Exercise aim.
Only the lines from the start of the entries up to and including the line with "LineChart, XAxis, YAxis" should be written out, exactly as they stand.

Data for the task.

════════════════

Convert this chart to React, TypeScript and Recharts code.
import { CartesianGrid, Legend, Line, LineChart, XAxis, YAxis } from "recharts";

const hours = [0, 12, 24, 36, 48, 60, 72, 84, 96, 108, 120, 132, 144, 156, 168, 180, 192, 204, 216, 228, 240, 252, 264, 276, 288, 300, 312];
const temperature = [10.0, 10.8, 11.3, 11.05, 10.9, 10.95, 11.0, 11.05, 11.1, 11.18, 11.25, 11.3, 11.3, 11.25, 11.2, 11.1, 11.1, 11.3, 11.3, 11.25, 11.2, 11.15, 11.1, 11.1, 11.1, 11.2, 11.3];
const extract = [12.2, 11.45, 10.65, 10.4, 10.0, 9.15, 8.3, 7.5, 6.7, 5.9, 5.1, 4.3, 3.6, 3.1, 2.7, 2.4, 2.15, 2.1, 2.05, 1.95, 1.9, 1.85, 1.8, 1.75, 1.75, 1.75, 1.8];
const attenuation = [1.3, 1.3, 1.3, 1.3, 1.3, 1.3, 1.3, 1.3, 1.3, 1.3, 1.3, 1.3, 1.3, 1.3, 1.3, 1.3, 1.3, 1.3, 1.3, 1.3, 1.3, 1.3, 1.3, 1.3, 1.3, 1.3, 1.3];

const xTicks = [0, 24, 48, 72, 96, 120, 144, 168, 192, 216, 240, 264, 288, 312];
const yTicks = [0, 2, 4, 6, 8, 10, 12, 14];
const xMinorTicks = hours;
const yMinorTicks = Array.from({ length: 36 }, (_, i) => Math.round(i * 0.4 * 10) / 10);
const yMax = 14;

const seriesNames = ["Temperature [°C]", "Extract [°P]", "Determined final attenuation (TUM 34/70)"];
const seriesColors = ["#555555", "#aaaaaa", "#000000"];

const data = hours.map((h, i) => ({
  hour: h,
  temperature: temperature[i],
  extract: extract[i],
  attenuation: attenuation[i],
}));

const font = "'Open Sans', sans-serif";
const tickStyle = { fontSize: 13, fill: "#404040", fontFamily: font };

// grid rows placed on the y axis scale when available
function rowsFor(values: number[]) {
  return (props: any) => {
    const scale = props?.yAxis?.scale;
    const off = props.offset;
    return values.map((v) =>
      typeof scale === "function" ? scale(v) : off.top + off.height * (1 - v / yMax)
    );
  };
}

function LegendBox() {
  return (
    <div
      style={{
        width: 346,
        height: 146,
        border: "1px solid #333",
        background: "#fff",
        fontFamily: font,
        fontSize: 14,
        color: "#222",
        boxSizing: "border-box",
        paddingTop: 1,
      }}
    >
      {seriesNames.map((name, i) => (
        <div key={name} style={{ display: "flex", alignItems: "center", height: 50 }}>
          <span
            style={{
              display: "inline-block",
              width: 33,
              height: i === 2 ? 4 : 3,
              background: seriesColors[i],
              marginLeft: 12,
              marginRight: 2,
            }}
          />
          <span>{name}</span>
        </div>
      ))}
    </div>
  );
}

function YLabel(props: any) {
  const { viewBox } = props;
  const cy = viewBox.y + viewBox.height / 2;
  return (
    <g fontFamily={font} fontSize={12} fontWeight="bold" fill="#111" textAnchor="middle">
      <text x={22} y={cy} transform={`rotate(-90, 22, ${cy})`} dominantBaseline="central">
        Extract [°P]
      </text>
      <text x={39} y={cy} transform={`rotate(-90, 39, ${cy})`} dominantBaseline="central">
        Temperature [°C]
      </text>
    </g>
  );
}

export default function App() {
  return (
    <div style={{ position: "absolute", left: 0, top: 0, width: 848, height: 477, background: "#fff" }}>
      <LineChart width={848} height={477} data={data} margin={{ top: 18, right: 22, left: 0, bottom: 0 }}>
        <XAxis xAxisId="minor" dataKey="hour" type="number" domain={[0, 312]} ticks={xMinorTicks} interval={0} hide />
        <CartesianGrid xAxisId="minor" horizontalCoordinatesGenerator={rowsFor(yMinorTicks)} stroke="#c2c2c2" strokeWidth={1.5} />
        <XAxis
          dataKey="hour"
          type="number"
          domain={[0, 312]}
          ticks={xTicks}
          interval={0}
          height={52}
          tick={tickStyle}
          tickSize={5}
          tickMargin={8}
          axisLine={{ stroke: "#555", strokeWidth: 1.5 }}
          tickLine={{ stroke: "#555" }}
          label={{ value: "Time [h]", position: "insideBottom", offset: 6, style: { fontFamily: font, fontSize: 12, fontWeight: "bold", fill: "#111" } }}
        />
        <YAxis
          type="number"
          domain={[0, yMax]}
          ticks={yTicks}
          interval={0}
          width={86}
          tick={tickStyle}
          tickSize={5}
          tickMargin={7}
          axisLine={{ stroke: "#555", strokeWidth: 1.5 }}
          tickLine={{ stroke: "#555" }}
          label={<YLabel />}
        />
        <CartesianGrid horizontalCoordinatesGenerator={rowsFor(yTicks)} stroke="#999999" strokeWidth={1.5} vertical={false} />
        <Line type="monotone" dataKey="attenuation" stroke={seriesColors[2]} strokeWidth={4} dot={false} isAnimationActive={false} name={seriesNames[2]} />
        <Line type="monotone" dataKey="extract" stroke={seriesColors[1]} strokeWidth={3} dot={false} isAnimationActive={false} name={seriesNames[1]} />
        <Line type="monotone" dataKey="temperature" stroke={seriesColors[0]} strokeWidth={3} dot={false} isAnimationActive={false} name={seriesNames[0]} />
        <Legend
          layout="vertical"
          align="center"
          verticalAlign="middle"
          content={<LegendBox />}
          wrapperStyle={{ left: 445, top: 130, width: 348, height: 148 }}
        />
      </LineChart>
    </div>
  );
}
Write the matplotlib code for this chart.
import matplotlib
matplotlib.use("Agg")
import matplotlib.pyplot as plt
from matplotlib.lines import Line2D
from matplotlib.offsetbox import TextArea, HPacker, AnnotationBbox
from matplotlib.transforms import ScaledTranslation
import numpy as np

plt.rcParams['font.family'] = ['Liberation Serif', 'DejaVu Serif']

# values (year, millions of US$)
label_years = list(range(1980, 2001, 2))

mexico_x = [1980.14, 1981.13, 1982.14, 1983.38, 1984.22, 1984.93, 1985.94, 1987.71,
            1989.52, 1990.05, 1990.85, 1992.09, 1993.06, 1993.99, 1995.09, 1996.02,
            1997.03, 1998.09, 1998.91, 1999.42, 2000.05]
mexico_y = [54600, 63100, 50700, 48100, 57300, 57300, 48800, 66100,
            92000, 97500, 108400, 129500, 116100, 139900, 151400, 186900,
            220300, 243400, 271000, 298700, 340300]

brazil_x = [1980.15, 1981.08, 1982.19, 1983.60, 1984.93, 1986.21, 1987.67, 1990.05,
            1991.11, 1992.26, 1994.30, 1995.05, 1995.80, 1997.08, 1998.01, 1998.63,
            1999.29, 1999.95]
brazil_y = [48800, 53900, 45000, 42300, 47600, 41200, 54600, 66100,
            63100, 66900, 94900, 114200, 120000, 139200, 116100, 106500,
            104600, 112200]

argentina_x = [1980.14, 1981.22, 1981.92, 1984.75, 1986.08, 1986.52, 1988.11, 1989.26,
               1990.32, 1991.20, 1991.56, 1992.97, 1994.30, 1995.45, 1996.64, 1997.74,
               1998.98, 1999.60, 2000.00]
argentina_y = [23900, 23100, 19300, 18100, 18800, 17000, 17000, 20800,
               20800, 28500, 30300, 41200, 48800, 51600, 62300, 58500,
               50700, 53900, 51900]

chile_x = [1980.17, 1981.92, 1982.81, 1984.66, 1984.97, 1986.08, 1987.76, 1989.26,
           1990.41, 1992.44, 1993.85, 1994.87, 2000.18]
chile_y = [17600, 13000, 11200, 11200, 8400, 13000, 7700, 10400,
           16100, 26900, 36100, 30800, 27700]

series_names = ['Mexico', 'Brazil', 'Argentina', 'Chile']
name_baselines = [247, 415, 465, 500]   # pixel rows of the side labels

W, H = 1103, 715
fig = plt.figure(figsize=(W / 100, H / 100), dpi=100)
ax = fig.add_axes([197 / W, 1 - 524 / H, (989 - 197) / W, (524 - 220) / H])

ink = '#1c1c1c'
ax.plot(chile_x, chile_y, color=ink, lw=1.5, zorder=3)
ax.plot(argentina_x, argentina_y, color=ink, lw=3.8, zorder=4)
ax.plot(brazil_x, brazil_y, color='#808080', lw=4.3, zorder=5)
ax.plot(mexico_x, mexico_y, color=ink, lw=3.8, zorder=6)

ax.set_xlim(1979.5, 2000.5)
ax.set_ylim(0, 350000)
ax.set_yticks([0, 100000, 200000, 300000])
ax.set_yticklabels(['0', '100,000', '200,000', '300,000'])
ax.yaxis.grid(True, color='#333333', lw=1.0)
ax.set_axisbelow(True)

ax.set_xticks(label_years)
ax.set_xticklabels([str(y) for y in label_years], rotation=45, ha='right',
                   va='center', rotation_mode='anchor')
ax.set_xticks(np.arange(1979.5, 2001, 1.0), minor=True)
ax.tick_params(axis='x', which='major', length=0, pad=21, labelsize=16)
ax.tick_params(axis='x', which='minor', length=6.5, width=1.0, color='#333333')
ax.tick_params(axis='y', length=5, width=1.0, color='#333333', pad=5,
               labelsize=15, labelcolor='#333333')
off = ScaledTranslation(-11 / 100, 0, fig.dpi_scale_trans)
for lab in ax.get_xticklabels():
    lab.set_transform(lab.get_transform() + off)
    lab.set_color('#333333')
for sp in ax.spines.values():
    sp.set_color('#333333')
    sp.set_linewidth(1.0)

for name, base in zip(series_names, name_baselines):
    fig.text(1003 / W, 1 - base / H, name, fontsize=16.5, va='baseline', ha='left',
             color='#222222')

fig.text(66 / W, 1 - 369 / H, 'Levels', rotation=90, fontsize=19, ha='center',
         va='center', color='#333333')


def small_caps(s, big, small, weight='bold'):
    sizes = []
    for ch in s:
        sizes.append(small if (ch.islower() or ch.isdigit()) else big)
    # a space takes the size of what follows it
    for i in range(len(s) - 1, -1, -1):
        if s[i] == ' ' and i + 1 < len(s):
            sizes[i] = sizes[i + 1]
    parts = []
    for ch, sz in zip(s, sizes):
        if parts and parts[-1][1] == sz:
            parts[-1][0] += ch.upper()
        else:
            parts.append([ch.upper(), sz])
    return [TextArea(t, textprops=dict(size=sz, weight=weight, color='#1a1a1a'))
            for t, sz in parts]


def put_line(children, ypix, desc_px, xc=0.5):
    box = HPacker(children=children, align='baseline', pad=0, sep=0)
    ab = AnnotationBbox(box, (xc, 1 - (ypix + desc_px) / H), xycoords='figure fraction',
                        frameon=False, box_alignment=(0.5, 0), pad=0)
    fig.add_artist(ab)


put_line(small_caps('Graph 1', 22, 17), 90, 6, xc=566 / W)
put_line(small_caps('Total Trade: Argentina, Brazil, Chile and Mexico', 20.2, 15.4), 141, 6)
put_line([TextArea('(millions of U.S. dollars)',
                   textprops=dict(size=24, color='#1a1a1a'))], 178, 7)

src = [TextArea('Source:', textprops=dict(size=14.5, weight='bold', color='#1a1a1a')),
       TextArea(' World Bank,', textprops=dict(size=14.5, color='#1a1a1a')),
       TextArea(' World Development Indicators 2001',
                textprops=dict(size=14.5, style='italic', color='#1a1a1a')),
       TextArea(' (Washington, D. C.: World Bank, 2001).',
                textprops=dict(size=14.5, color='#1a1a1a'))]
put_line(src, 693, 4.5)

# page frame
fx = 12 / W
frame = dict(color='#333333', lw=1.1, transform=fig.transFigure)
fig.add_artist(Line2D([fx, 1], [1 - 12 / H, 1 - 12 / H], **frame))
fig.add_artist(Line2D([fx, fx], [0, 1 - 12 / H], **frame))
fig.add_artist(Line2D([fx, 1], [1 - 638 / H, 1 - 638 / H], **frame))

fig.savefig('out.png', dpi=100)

════════════════

Result.
Convert this chart to React, TypeScript and Recharts code.
import { CartesianGrid, Legend, Line, LineChart, XAxis, YAxis } from "recharts";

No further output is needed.